I'm new in data science so please sorry if this is silly question to be asked. While building a predictive model on machine learning using logistic regression I got stuck in statistics tests needed. I have some doubts in statistics tests and following are the questions:

1) In order to check independency in between predictors certain statistics tests are requires as:

i) continuous vs continuous(correlation test)
ii) categorical vs continuous(ANOVA test)
iii) categorical vs categorical(chi-square test)
But want to ask,
a) what would I concluded from these tests results?
b) suppose if two predictors are dependent then what to do next?
c) should I need to keep the dependent predictors,if yes then why?
d) In one the test chi square value is 18.35 and p-value is 0.08. now what i can concluded from these value I know that P-value is greater the 0.05 but don't get what it represents?


If I understood your question correctly, you want to test for dependencies among predicting variables. Such tests are commonly known as looking for multicollinearity. A simple way to look for multicollinearity is calculating variance inflation factors; basically regressing each predicting variable on all the other predicting variables. In R, in case you use this as software package, that may be done with the package "car" and works well for logistic regression. If Variance inflation is small, say smaller than 3, there is nothing you need to worry about. If it is much larger, in particular above 10, it may be a problem.

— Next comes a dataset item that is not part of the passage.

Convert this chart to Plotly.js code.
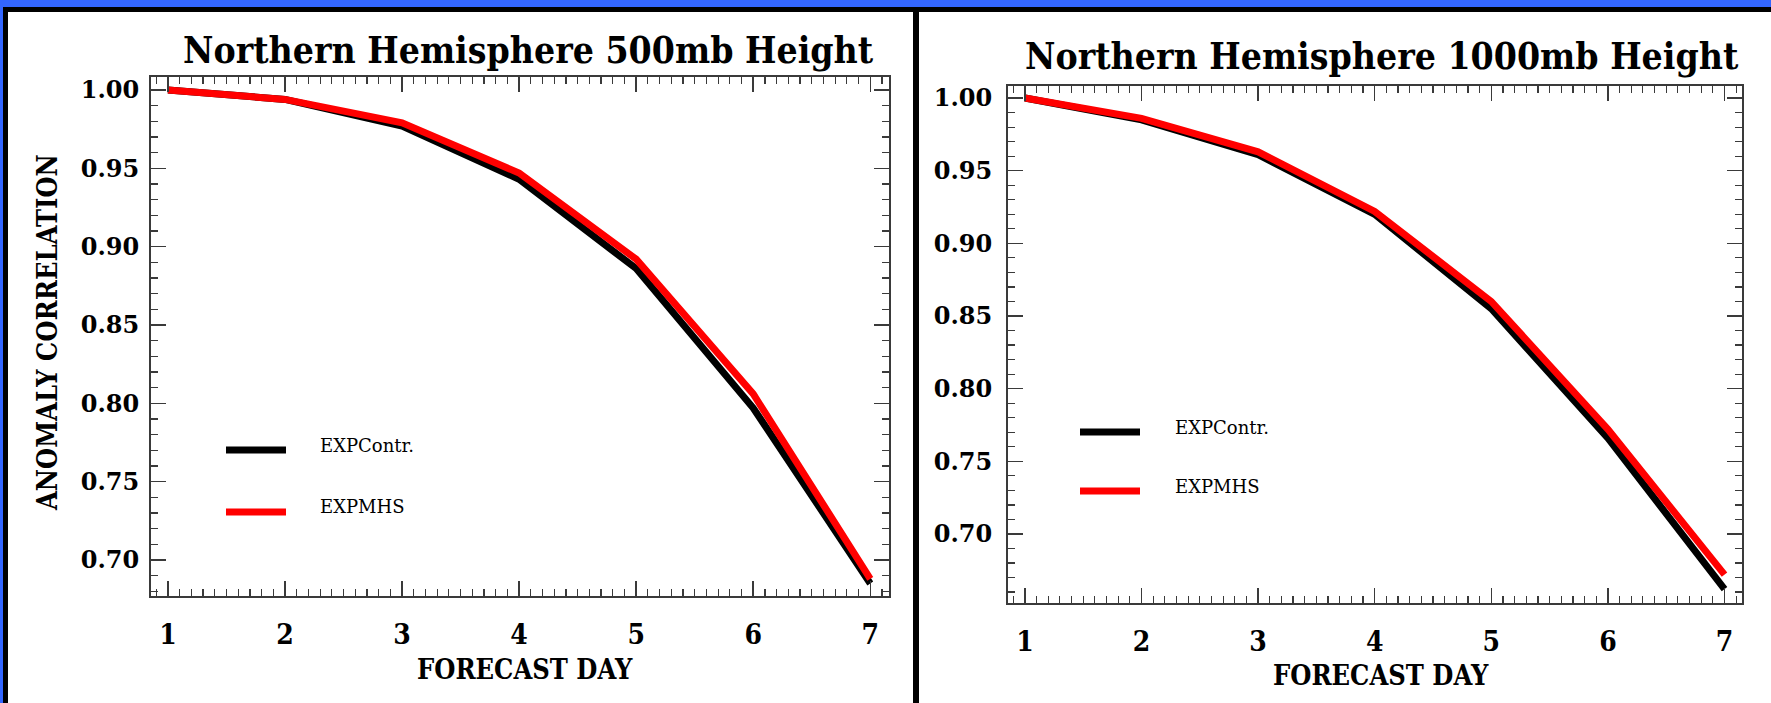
<!DOCTYPE html>
<html>
<head>
<meta charset="utf-8">
<script src="https://cdn.plot.ly/plotly-3.0.1.min.js"></script>
<style>
  html, body { margin: 0; padding: 0; background: #3366ff; }
  #chart { width: 1771px; height: 703px; }
</style>
</head>
<body>
<div id="chart"></div>
<script>
// ---- data ----
const forecastDays = [1, 2, 3, 4, 5, 6, 7];
const nh500Contr = [1.000, 0.994, 0.977, 0.943, 0.886, 0.797, 0.685];
const nh500MHS   = [1.000, 0.994, 0.979, 0.947, 0.892, 0.806, 0.688];
const nh1000Contr = [1.000, 0.985, 0.961, 0.920, 0.855, 0.766, 0.662];
const nh1000MHS   = [1.000, 0.986, 0.963, 0.922, 0.860, 0.772, 0.672];
const seriesNames = ['EXPContr.', 'EXPMHS'];
const panelTitles = ['Northern Hemisphere 500mb Height', 'Northern Hemisphere 1000mb Height'];
const xTickVals = [1, 2, 3, 4, 5, 6, 7];
const yTickVals = [0.70, 0.75, 0.80, 0.85, 0.90, 0.95, 1.00];
const yTickText = ['0.70', '0.75', '0.80', '0.85', '0.90', '0.95', '1.00'];

// ---- layout helpers ----
const W = 1771, H = 703;
const px = x => x / W;
const py = y => 1 - y / H;

const BLACK = '#000000', RED = '#ff0000', AXC = '#3a3a3a';
const serifC = '"DejaVu Serif Condensed", "DejaVu Serif", serif';
const serif = '"DejaVu Serif", serif';

function xAxis(domain, range) {
  return {
    domain: domain, range: range, tickvals: xTickVals, ticktext: xTickVals.map(String),
    ticks: 'inside', ticklen: 15, tickwidth: 1.5, tickcolor: AXC,
    showline: true, linecolor: AXC, linewidth: 2, mirror: 'allticks',
    minor: { dtick: 0.1, tick0: 1, ticks: 'inside', ticklen: 7, tickwidth: 1.2, tickcolor: AXC },
    showgrid: false, zeroline: false, fixedrange: true,
    ticklabelstandoff: 12,
    tickfont: { family: serifC, size: 28, color: BLACK, weight: 'bold' }
  };
}
function yAxis(domain, range, standoff) {
  return {
    domain: domain, range: range, tickvals: yTickVals, ticktext: yTickText,
    ticks: 'inside', ticklen: 15, tickwidth: 1.5, tickcolor: AXC,
    showline: true, linecolor: AXC, linewidth: 2, mirror: 'allticks',
    minor: { dtick: 0.01, tick0: 0.7, ticks: 'inside', ticklen: 7, tickwidth: 1.2, tickcolor: AXC },
    showgrid: false, zeroline: false, fixedrange: true,
    ticklabelstandoff: standoff,
    tickfont: { family: serif, size: 24, color: BLACK, weight: 'bold' }
  };
}

const traces = [
  { x: forecastDays, y: nh500Contr, name: seriesNames[0], xaxis: 'x', yaxis: 'y',
    mode: 'lines', line: { color: BLACK, width: 7 }, showlegend: false, hoverinfo: 'skip' },
  { x: forecastDays, y: nh500MHS, name: seriesNames[1], xaxis: 'x', yaxis: 'y',
    mode: 'lines', line: { color: RED, width: 7 }, showlegend: false, hoverinfo: 'skip' },
  { x: forecastDays, y: nh1000Contr, name: seriesNames[0], xaxis: 'x2', yaxis: 'y2',
    mode: 'lines', line: { color: BLACK, width: 7 }, showlegend: false, hoverinfo: 'skip' },
  { x: forecastDays, y: nh1000MHS, name: seriesNames[1], xaxis: 'x2', yaxis: 'y2',
    mode: 'lines', line: { color: RED, width: 7 }, showlegend: false, hoverinfo: 'skip' }
];

const shapes = [
  // black frame and white panels
  { type: 'rect', xref: 'paper', yref: 'paper', layer: 'below', x0: px(3), x1: px(W), y0: py(H), y1: py(7),
    fillcolor: BLACK, line: { width: 0 } },
  { type: 'rect', xref: 'paper', yref: 'paper', layer: 'below', x0: px(8), x1: px(913), y0: py(H), y1: py(12),
    fillcolor: '#ffffff', line: { width: 0 } },
  { type: 'rect', xref: 'paper', yref: 'paper', layer: 'below', x0: px(919), x1: px(W), y0: py(H), y1: py(12),
    fillcolor: '#ffffff', line: { width: 0 } },
  // legend samples, left panel
  { type: 'line', xref: 'paper', yref: 'paper', x0: px(226), x1: px(286), y0: py(450), y1: py(450),
    line: { color: BLACK, width: 7 } },
  { type: 'line', xref: 'paper', yref: 'paper', x0: px(226), x1: px(286), y0: py(512), y1: py(512),
    line: { color: RED, width: 7 } },
  // legend samples, right panel
  { type: 'line', xref: 'paper', yref: 'paper', x0: px(1080), x1: px(1140), y0: py(432), y1: py(432),
    line: { color: BLACK, width: 7 } },
  { type: 'line', xref: 'paper', yref: 'paper', x0: px(1080), x1: px(1140), y0: py(491), y1: py(491),
    line: { color: RED, width: 7 } }
];

const ann = (text, x, y, font, opts) => Object.assign({
  text: text, xref: 'paper', yref: 'paper', x: px(x), y: py(y),
  xanchor: 'center', yanchor: 'middle', showarrow: false, font: font
}, opts || {});

const titleFont = { family: serifC, size: 37, color: BLACK, weight: 'bold' };
const axTitleFont = { family: serifC, size: 27, color: BLACK, weight: 'bold' };
const legFont = { family: serif, size: 18, color: BLACK };

const annotations = [
  ann(panelTitles[0], 528, 50, titleFont),
  ann(panelTitles[1], 1382, 56, titleFont),
  ann('FORECAST DAY', 525, 669, axTitleFont),
  ann('FORECAST DAY', 1381, 675, axTitleFont),
  ann('ANOMALY CORRELATION', 48, 333, axTitleFont, { textangle: -90 }),
  ann(seriesNames[0], 318, 445, legFont, { xanchor: 'left' }),
  ann(seriesNames[1], 318, 507, legFont, { xanchor: 'left' }),
  ann(seriesNames[0], 1173, 427, legFont, { xanchor: 'left' }),
  ann(seriesNames[1], 1173, 486, legFont, { xanchor: 'left' })
];

const layout = {
  width: W, height: H,
  margin: { l: 0, r: 0, t: 0, b: 0, pad: 0 },
  paper_bgcolor: '#3366ff',
  plot_bgcolor: 'rgba(0,0,0,0)',
  showlegend: false,
  xaxis: xAxis([px(151), px(889)], [0.855, 7.16]),
  yaxis: yAxis([py(596), py(77)], [0.677, 1.0083], 5),
  xaxis2: Object.assign(xAxis([px(1008), px(1742)], [0.855, 7.15]), { anchor: 'y2' }),
  yaxis2: Object.assign(yAxis([py(603), py(86)], [0.6525, 1.0083], 9), { anchor: 'x2' }),
  shapes: shapes,
  annotations: annotations
};
layout.xaxis.anchor = 'y';
layout.yaxis.anchor = 'x';

Plotly.newPlot('chart', traces, layout, { staticPlot: true, displayModeBar: false });
</script>
</body>
</html>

Large correlation among confounding variables (i.e. predictors you control for but for which you are not interested in their coefficients) can suffer from multicolinearity without causing troubles for your analysis. However, if your predictive variable of interest suffers from multicollinearity, its predicted coefficient may be inflated (i.e. too large, too small or even with the wrong sign) - and that could be a problem for your findings. As an advanced tool in those situations, ridge regression may help. Finally, if you are only interested in the prediction (i.e. the independent variable; the classic situation in "machine learning" compared to "traditional statistics"), multicollinearity is not such a big issue - it "only" increases the confidence interval of your predicted independent variables.

Please note that testing pairs of predictors using classic correlation tests is not the preferable approach to detect multicollinearity. That is because it is conceivable that for instance three predicting variables may jointly be much stronger correlated with a fourth variable than each of them is individually with this fourth variable.